# Any of you cats got a Tree Boa/Python?



## Nethius (Feb 23, 2003)

Just as topic states...

Any of you cats got Corallus caninus or Morelia viridis? Make me jealous and post pics!

These are my new favorite snake! Especially the CC's


----------



## Red Eyes (Nov 25, 2003)

Here are some Morelia Viridis produced by Greg Stephens.


----------



## Z♠NGT♥KER (Dec 27, 2005)

:nod:


----------



## Atlanta Braves Baby! (Mar 12, 2003)

Beautiful pics guys!


----------



## dark FrOsT (Sep 23, 2006)

Z♠NGT♥KER i love your snake, what a beauty


----------



## Nethius (Feb 23, 2003)

Red Eyes Thanks for the link

Z♠NGT♥KER, that snake is absolutely gorgeous!!!


----------



## weerhom (Jan 12, 2007)

Hope you don't get too jealous. canary adult pair.


----------



## JorgeRemigio (Mar 31, 2005)




----------



## Bloodbelly (Jun 15, 2004)

This is my desktop tree boa


----------



## JorgeRemigio (Mar 31, 2005)

Bloodbelly said:


> This is my desktop tree boa
> 
> 
> 
> ...


 Nice...but it should be in your cages


----------



## Humper (Aug 7, 2006)

That eye is awesome...cool pictures


----------



## Blacksheep (Dec 11, 2003)

A chondro will definately be my next snake purchase...they are beautiful.

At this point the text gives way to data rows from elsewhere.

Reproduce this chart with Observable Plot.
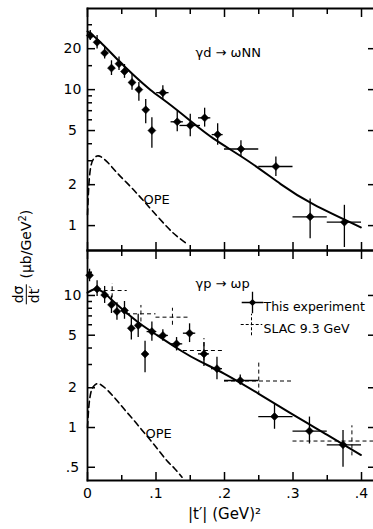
<!DOCTYPE html>
<html><head><meta charset="utf-8">
<script src="https://cdn.jsdelivr.net/npm/d3@7"></script>
<script src="https://cdn.jsdelivr.net/npm/@observablehq/plot@0.6"></script>
<style>
body{margin:0;background:#fff;}
#wrap{position:relative;width:373px;height:529px;overflow:hidden;font-family:"DejaVu Sans",sans-serif;background:#fff;}
#wrap svg{display:block;}
#ylab{position:absolute;left:26px;top:257px;transform:translate(-50%,-50%) rotate(-90deg);white-space:nowrap;font-size:14px;display:flex;align-items:center;color:#000;}
.frac{display:inline-flex;flex-direction:column;align-items:center;line-height:1.05;margin-right:6px;}
.frac .num{border-bottom:1.3px solid #000;padding:0 1px;}
sup{font-size:10px;}
</style></head><body><div id="wrap"></div>
<script>
// ---------- ticks ----------
const xMajor = [0, 0.1, 0.2, 0.3, 0.4];
const xMinor = [0.05, 0.15, 0.25, 0.35];
const yTopMajor = [1, 2, 5, 10, 20];
const yTopMinor = [3, 4, 6, 7, 8, 9, 15, 30];
const yBotMajor = [0.5, 1, 2, 5, 10];
const yBotMinor = [3, 4, 6, 7, 8, 9, 15];

// ---------- top panel: γd → ωNN (this experiment) ----------
const dT   = [0.004,0.014,0.025,0.035,0.046,0.054,0.065,0.075,0.085,0.094,0.110,0.131,0.150,0.171,0.190,0.224,0.275,0.325,0.375];
const dY   = [25.0,22.3,18.6,14.4,15.5,13.6,11.3,10.0,7.1,5.0,9.5,5.8,5.45,6.2,4.67,3.66,2.72,1.16,1.06];
const dYlo = [23.0,19.9,16.8,12.7,13.8,12.1,9.9,8.2,5.6,3.7,8.4,4.9,4.5,5.3,3.9,3.2,2.3,0.80,0.69];
const dYhi = [27.2,25.0,20.6,16.3,17.4,15.3,12.9,11.3,8.45,6.2,10.7,6.9,6.6,7.3,5.6,4.2,3.2,1.57,1.41];
const dTlo = [null,null,null,null,null,null,null,null,null,null,0.101,0.122,0.135,0.162,0.182,0.20,0.25,0.30,0.35];
const dThi = [null,null,null,null,null,null,null,null,null,null,0.119,0.140,0.165,0.180,0.198,0.25,0.30,0.35,0.40];
// fit and OPE curves (top)
const dFitT = [0,0.004,0.019,0.043,0.068,0.092,0.116,0.150,0.184,0.234,0.282,0.330,0.399];
const dFitY = [26.8,26.0,22.3,16.8,12.7,9.95,8.07,5.9,4.36,3.0,2.02,1.43,0.97];
const dOpeT = [0,0.002,0.005,0.009,0.014,0.020,0.030,0.043,0.060,0.077,0.095,0.116,0.130,0.146];
const dOpeY = [1.2,2.0,2.75,3.1,3.25,3.2,2.9,2.45,2.0,1.62,1.28,0.98,0.84,0.73];

// ---------- bottom panel: γp → ωp ----------
const pT   = [0.003,0.014,0.025,0.035,0.043,0.054,0.064,0.074,0.084,0.094,0.110,0.130,0.149,0.170,0.189,0.223,0.273,0.324,0.373];
const pY   = [14.2,11.2,10.1,8.5,7.57,7.7,5.65,5.93,3.6,5.33,4.98,4.3,5.18,3.61,2.79,2.27,1.21,0.94,0.74];
const pYlo = [12.7,9.8,8.7,7.3,6.5,6.6,4.6,4.8,2.6,4.5,4.5,3.8,4.4,2.9,2.3,2.1,0.97,0.75,0.50];
const pYhi = [15.8,12.9,11.7,9.9,8.8,9.0,6.9,7.2,4.5,6.3,5.5,4.8,6.1,4.4,3.4,2.5,1.5,1.2,0.95];
const pTlo = [null,null,null,null,null,null,null,null,null,0.087,0.102,0.121,0.140,0.162,0.181,0.20,0.25,0.30,0.35];
const pThi = [null,null,null,null,null,null,null,null,null,0.101,0.118,0.139,0.158,0.178,0.197,0.25,0.30,0.35,0.40];
// SLAC 9.3 GeV
const sT   = [0.036,0.078,0.124,0.170,0.250,0.386];
const sY   = [10.9,7.26,6.85,3.83,2.25,0.79];
const sYlo = [9.6,6.3,5.95,3.2,1.76,0.61];
const sYhi = [12.3,8.4,8.0,4.72,3.08,1.03];
const sTlo = [0.014,0.057,0.100,0.140,0.200,0.300];
const sThi = [0.058,0.100,0.150,0.200,0.300,0.450];
// fit and OPE curves (bottom)
const pFitT = [0,0.007,0.014,0.024,0.034,0.053,0.077,0.102,0.136,0.165,0.200,0.250,0.300,0.350,0.399];
const pFitY = [10.5,11.0,11.1,10.5,9.4,7.7,6.1,4.98,3.83,3.15,2.55,1.80,1.25,0.88,0.62];
const pOpeT = [0,0.002,0.005,0.009,0.014,0.020,0.030,0.043,0.055,0.068,0.080,0.092,0.104,0.116,0.127,0.138];
const pOpeY = [1.0,1.45,1.85,2.05,2.15,2.1,1.9,1.6,1.35,1.13,0.95,0.80,0.67,0.56,0.49,0.42];

const pts = (T, Y, lo, hi, tlo, thi) => T.map((t, i) => ({t, y: Y[i], lo: lo[i], hi: hi[i], tlo: tlo[i], thi: thi[i]}));
const curve = (T, Y) => T.map((t, i) => ({t, y: Y[i]}));
const topPts = pts(dT, dY, dYlo, dYhi, dTlo, dThi);
const botPts = pts(pT, pY, pYlo, pYhi, pTlo, pThi);
const slac = pts(sT, sY, sYlo, sYhi, sTlo, sThi);

const fmt = d => d === 0 ? "0" : String(d).replace(/^0\./, ".");
const FONT = "DejaVu Sans, sans-serif";
const common = {
  width: 373, marginLeft: 87, marginRight: 0,
  x: {type: "linear", domain: [0, 0.4175], label: null},
  style: {fontFamily: FONT, fontSize: "14px", background: "transparent", overflow: "visible", color: "black"}
};
const tickW = 1.5;
const xTicks = (anchor) => [
  Plot.axisX(xMajor, {anchor, tickSize: -8, fill: "none", strokeWidth: tickW, label: null}),
  Plot.axisX(xMinor, {anchor, tickSize: -5, fill: "none", strokeWidth: tickW, label: null})
];
const yTicks = (major, minor) => [
  Plot.axisY(major, {anchor: "left", tickSize: -8, fill: "none", strokeWidth: tickW, label: null}),
  Plot.text(major, {y: d => d, text: fmt, frameAnchor: "left", dx: -15, textAnchor: "middle", fontSize: 14}),
  Plot.axisY(minor, {anchor: "left", tickSize: -5, fill: "none", strokeWidth: tickW, label: null}),
  Plot.axisY(major, {anchor: "right", tickSize: -6, fill: "none", strokeWidth: tickW, label: null})
];
const frames = (sides) => sides.map(a => Plot.frame({anchor: a, strokeWidth: 1.8}));
const dataMarks = (P) => [
  Plot.ruleX(P, {x: "t", y1: "lo", y2: "hi", strokeWidth: 1.3}),
  Plot.ruleY(P.filter(d => d.tlo != null), {y: "y", x1: "tlo", x2: "thi", strokeWidth: 1.3}),
  Plot.dot(P, {x: "t", y: "y", symbol: "diamond2", r: 3.6, fill: "black", stroke: "black", strokeWidth: 0.5})
];

const topPlot = Plot.plot({
  ...common, height: 250, marginTop: 8, marginBottom: 0,
  y: {type: "log", domain: [0.656, 39.5], label: null},
  marks: [
    ...xTicks("top"), ...xTicks("bottom"),
    ...yTicks(yTopMajor, yTopMinor),
    ...frames(["left", "top", "bottom"]),
    Plot.line(curve(dOpeT, dOpeY), {x: "t", y: "y", curve: "natural", strokeWidth: 1.6, strokeDasharray: "6,4"}),
    Plot.line(curve(dFitT, dFitY), {x: "t", y: "y", curve: "natural", strokeWidth: 2}),
    ...dataMarks(topPts),
    Plot.text(["γd → ωNN"], {frameAnchor: "top-left", dx: 108, dy: 39, textAnchor: "start", fontSize: 13}),
    Plot.text(["OPE"], {frameAnchor: "top-left", dx: 56, dy: 186, textAnchor: "start", fontSize: 13})
  ]
});

const botPlot = Plot.plot({
  ...common, height: 279, marginTop: 0, marginBottom: 49,
  y: {type: "log", domain: [0.397, 21.9], label: null},
  marks: [
    ...xTicks("top"),
    Plot.axisX(xMajor, {anchor: "bottom", tickSize: -8, tickPadding: 16, tickFormat: fmt, strokeWidth: tickW, label: null}),
    Plot.axisX(xMinor, {anchor: "bottom", tickSize: -5, fill: "none", strokeWidth: tickW, label: null}),
    ...yTicks(yBotMajor, yBotMinor),
    ...frames(["left", "top", "bottom"]),
    Plot.ruleX(slac, {x: "t", y1: "lo", y2: "hi", strokeWidth: 1, strokeDasharray: "4,3"}),
    Plot.ruleY(slac, {y: "y", x1: "tlo", x2: "thi", strokeWidth: 1, strokeDasharray: "4,3", clip: true}),
    Plot.line(curve(pOpeT, pOpeY), {x: "t", y: "y", curve: "natural", strokeWidth: 1.6, strokeDasharray: "6,4"}),
    Plot.line(curve(pFitT, pFitY), {x: "t", y: "y", curve: "natural", strokeWidth: 2}),
    ...dataMarks(botPts),
    Plot.text(["γp → ωp"], {frameAnchor: "top-left", dx: 108, dy: 28, textAnchor: "start", fontSize: 13}),
    Plot.text(["OPE"], {frameAnchor: "top-left", dx: 58, dy: 178, textAnchor: "start", fontSize: 13}),
    // legend
    Plot.dot([0], {frameAnchor: "top-left", dx: 165, dy: 52, symbol: "plus", r: 7, stroke: "black", strokeWidth: 1.3}),
    Plot.dot([0], {frameAnchor: "top-left", dx: 165, dy: 52, symbol: "diamond2", r: 3.2, fill: "black"}),
    Plot.dot([0], {frameAnchor: "top-left", dx: 164, dy: 74, symbol: "plus", r: 7, stroke: "black", strokeWidth: 1, strokeDasharray: "3,2"}),
    Plot.text(["This experiment"], {frameAnchor: "top-left", dx: 176, dy: 52, textAnchor: "start", fontSize: 12.5}),
    Plot.text(["SLAC 9.3 GeV"], {frameAnchor: "top-left", dx: 176, dy: 74, textAnchor: "start", fontSize: 12.5}),
    Plot.text(["|t′| (GeV)²"], {frameAnchor: "bottom", dx: -6, dy: 38, fontSize: 15})
  ]
});

const wrap = document.getElementById("wrap");
wrap.appendChild(topPlot);
wrap.appendChild(botPlot);
const yl = document.createElement("div");
yl.id = "ylab";
yl.innerHTML = '<span class="frac"><span class="num">dσ</span><span>dt′</span></span><span>(μb/GeV<sup>2</sup>)</span>';
wrap.appendChild(yl);
</script></body></html>
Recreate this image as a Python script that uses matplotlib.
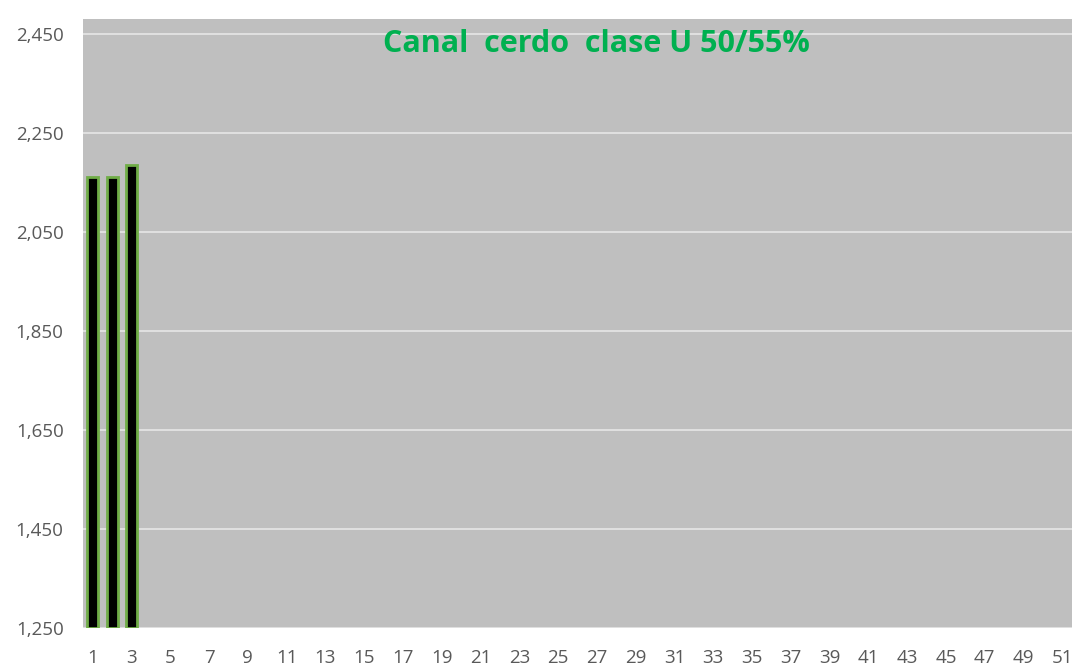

I want a high blue myself, they are unbelieveable!


----------



## weerhom (Jan 12, 2007)

high blue go for about 6k and up to 12. Hope you're ballin out of control. Here's the next best thing to blue... banana!

oh and bloodbelly...that is a desk top python not a tree boa silly.


----------



## furious piranha (Mar 22, 2005)

this thread makes me uber jealous


----------